Orbis Books
- Parent company: Maryknoll Fathers and Brothers
- Founded: 1970
- Founder: Miguel D'Escoto and Philip J. Scharper
- Country of origin: United States
- Headquarters location: Maryknoll, New York
- Distribution: self-distributed (U.S.) Novalis (Canada) Alban Books (U.K.) Garratt Publishing (Australia) Claretian Communications (Philippines) St. Paul's India (India) Pleroma Christian Supplies (New Zealand) KCBS (Korea)
- Key people: Robert Ellsberg, Publisher
- Official website: www.orbisbooks.com

= Orbis Books =

American Catholic publishing company

Orbis Books is an American imprint of the Maryknoll order. It has been a small but influential publisher of liberation theology works. It was founded by Nicaraguan Maryknoll priest Miguel D'Escoto with Philip J. Scharper in 1970. Its editor-in-chief is Robert Ellsberg.

== Major works ==

Orbis Books was the first to publish Gustavo Gutiérrez's A Theology of Liberation in the United States.

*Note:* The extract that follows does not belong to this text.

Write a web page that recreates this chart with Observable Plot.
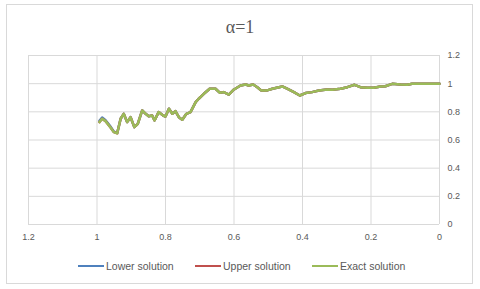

It also published Ernesto Cardenal's The Gospel in Solentiname, and Richard Millett's Guardians of the Dynasty, a study of Nicaragua's National Guard. In 1976, they became the first publisher of future anti-apartheid activist Allan Boesak. It published Sebastian Kappen's Jesus and Freedom in 1977. In the 1980s, they carried titles by Daniel Berrigan and Phillip Berryman. Later authors include Haiti's Jean-Bertrand Aristide, South African missiologist David Bosch and 2007 Catholic Press Association prize winner Jens Söring. Orbis also published Walter Wink's Peace is the Way, an anthology of writings on nonviolence by the U.S. branch of the Fellowship of Reconciliation.